━━ Materials provided ━━

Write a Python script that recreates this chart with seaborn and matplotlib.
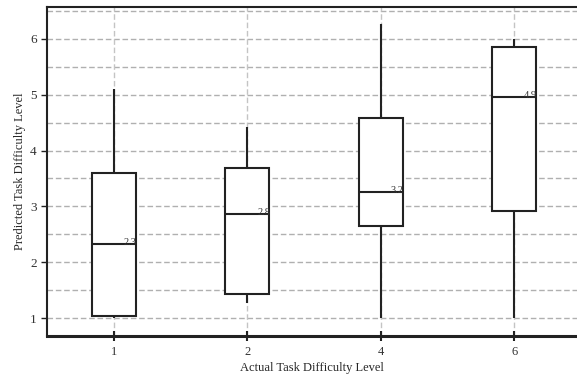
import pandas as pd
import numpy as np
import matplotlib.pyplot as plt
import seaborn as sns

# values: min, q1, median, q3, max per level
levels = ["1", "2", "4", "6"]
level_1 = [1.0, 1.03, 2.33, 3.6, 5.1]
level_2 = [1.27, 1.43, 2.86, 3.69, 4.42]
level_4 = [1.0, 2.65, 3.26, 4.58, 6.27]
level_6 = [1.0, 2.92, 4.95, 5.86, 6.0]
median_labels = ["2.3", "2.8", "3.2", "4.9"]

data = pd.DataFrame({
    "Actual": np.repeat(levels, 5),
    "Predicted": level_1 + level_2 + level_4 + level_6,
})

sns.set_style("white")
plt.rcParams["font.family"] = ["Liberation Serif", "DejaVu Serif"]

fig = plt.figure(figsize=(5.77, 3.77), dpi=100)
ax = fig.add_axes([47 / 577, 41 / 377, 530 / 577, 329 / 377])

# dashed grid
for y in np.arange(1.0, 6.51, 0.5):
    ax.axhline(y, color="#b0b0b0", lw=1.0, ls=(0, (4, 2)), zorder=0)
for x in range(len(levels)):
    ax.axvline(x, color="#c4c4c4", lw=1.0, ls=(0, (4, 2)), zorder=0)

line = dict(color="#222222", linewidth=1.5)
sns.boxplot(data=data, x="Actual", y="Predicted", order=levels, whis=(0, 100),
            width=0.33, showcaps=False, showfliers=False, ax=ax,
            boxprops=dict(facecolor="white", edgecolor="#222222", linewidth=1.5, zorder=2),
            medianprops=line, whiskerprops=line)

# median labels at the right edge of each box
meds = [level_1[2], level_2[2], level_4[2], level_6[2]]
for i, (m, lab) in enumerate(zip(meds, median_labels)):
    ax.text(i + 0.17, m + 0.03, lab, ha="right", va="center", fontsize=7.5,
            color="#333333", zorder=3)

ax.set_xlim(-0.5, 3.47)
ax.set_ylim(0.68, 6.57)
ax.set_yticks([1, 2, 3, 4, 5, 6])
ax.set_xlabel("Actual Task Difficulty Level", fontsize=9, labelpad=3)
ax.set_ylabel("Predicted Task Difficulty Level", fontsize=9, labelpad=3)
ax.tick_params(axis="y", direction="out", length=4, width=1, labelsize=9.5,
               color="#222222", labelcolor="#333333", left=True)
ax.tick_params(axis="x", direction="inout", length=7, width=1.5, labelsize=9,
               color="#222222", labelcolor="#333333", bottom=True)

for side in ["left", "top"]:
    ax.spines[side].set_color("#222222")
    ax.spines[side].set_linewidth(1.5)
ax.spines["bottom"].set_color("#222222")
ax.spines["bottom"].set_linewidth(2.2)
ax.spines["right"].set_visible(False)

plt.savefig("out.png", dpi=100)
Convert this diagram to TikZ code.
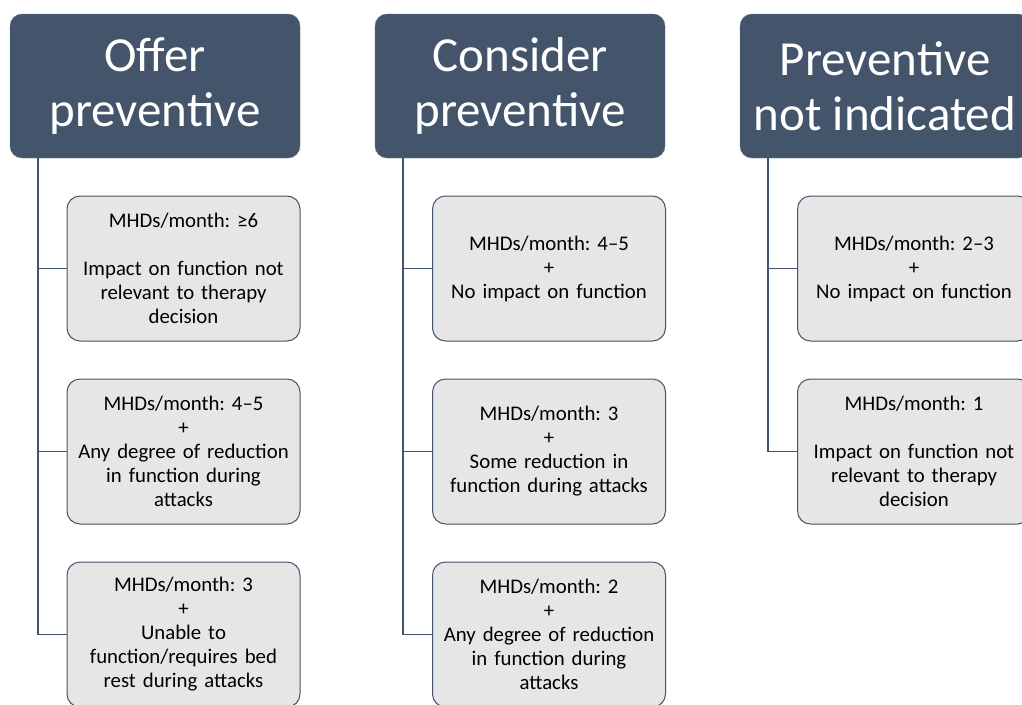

━━━

_Your instructions_.
In the listing, find every line containing the word "matplotlib" and list it.

_Solution below_.
Write a Python script that recreates this chart with seaborn and matplotlib.
import matplotlib.pyplot as plt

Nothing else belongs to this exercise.